What's Driving More Venezuelans To Migrate To The U.S.

With dimmed hopes of a transition from the economic crisis and repressive regime of Nicolas Maduro, many Venezuelans increasingly see the United States, rather than Latin America, as the place to rebuild a life..

Photo of a family of Migrants from Venezuela crossing the Rio Grande between Mexico and the U.S. to surrender to the border patrol with the intention of requesting humanitarian asylum​

Migrants from Venezuela crossed the Rio Grande between Mexico and the U.S. to surrender to the border patrol with the intention of requesting humanitarian asylum.

Julio Borges

-Analysis-

Migration has too many elements to count. Beyond the matter of leaving your homeland, the process creates a gaping emptiness inside the migrant — and outside, in their lives. If forced upon someone, it can cause psychological and anthropological harm, as it involves the destruction of roots.

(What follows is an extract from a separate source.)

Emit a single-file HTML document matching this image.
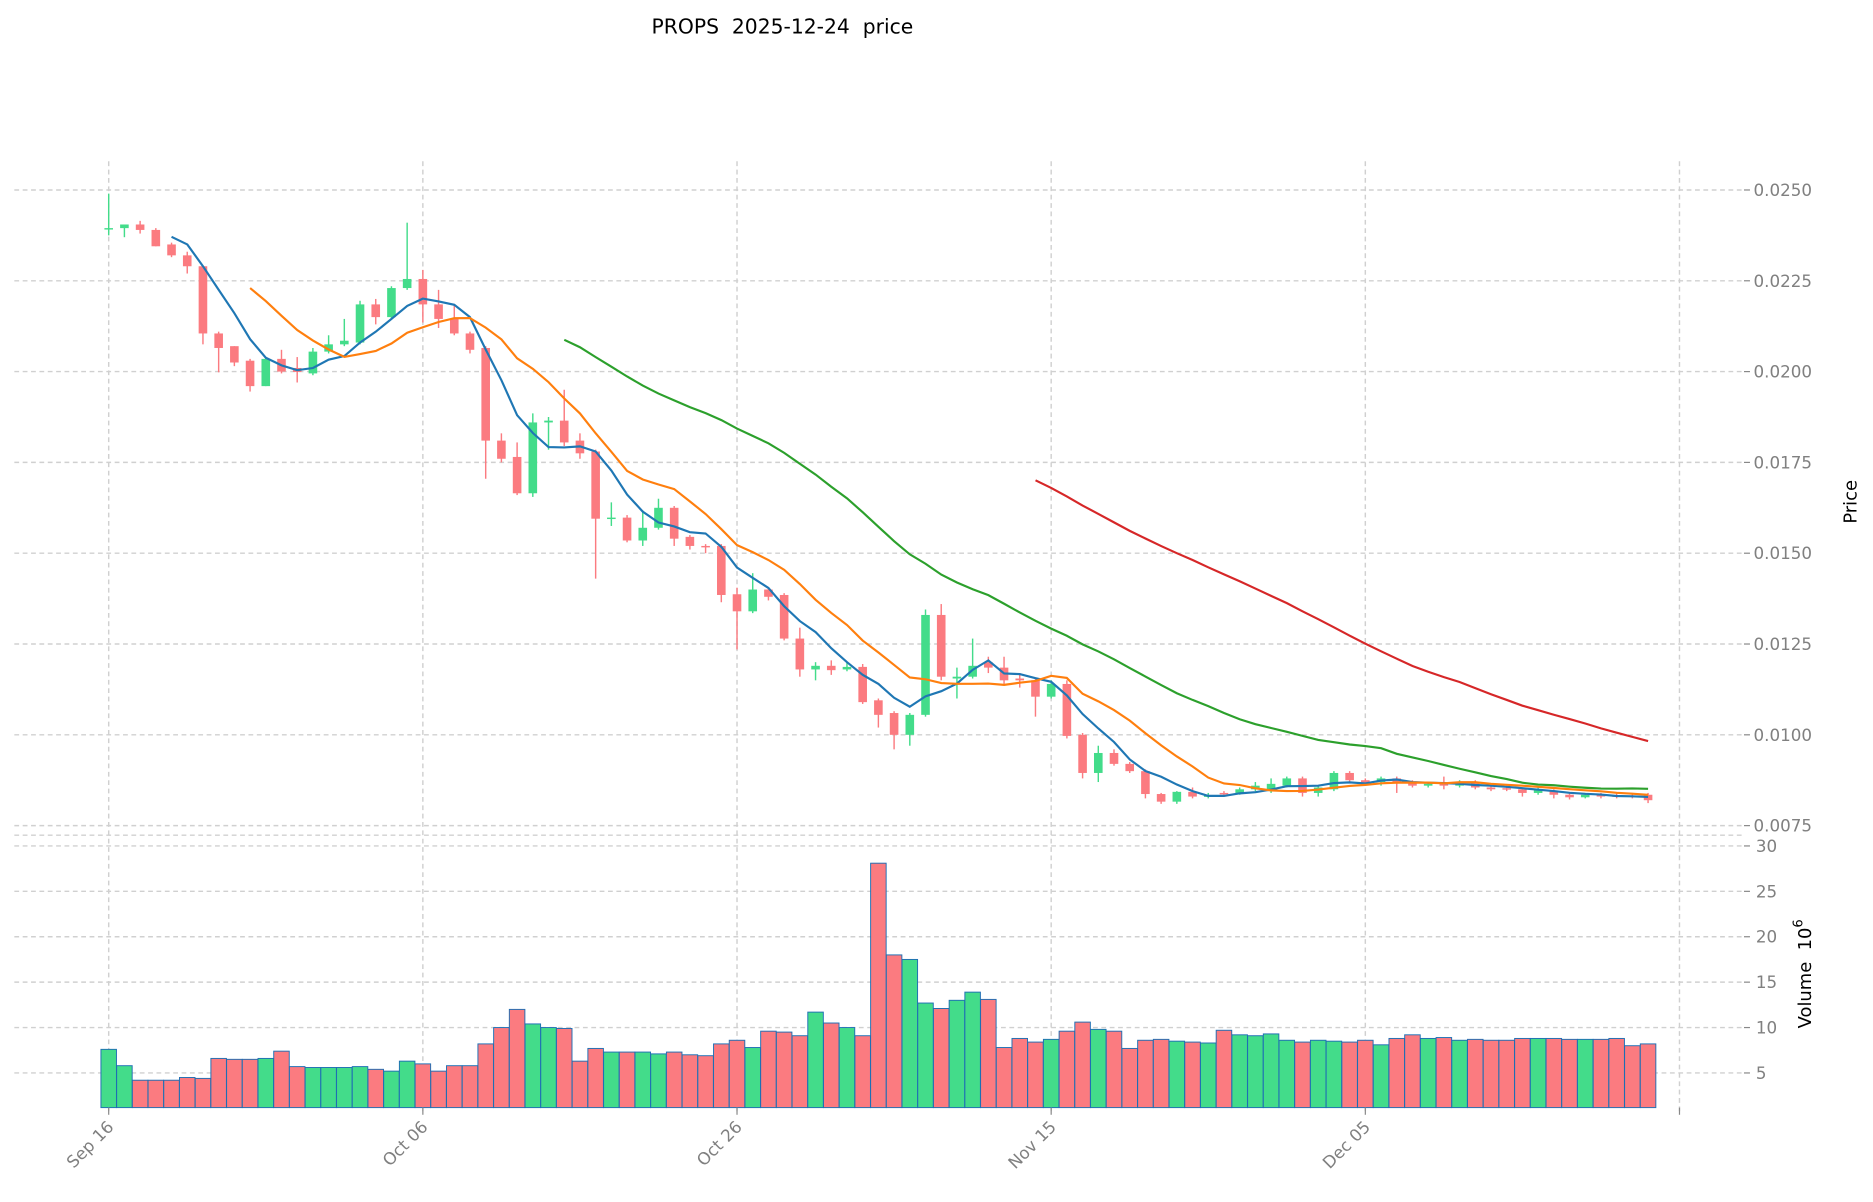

That's in fact the case of millions of Venezuelans who have left their country without plans for the future or pleasurable intentions.

Their experience is comparable to paddling desperately in shark-infested waters. As many Mexicans will concur, it is one thing to take a plane, and another to pay a coyote to smuggle you to some place 'safe.'

Venezuela's mass emigration of recent years has evolved in time. Initially, it was the middle and upper classes and especially their youth, migrating to escape the socialist regime's socio-political and economic policies. Evidently, they sought countries with better work, study and business opportunities like the United States, Panama or Spain. The process intensified after 2017 when the regime's erosion of democratic structures and unrelenting economic vandalism were harming all Venezuelans.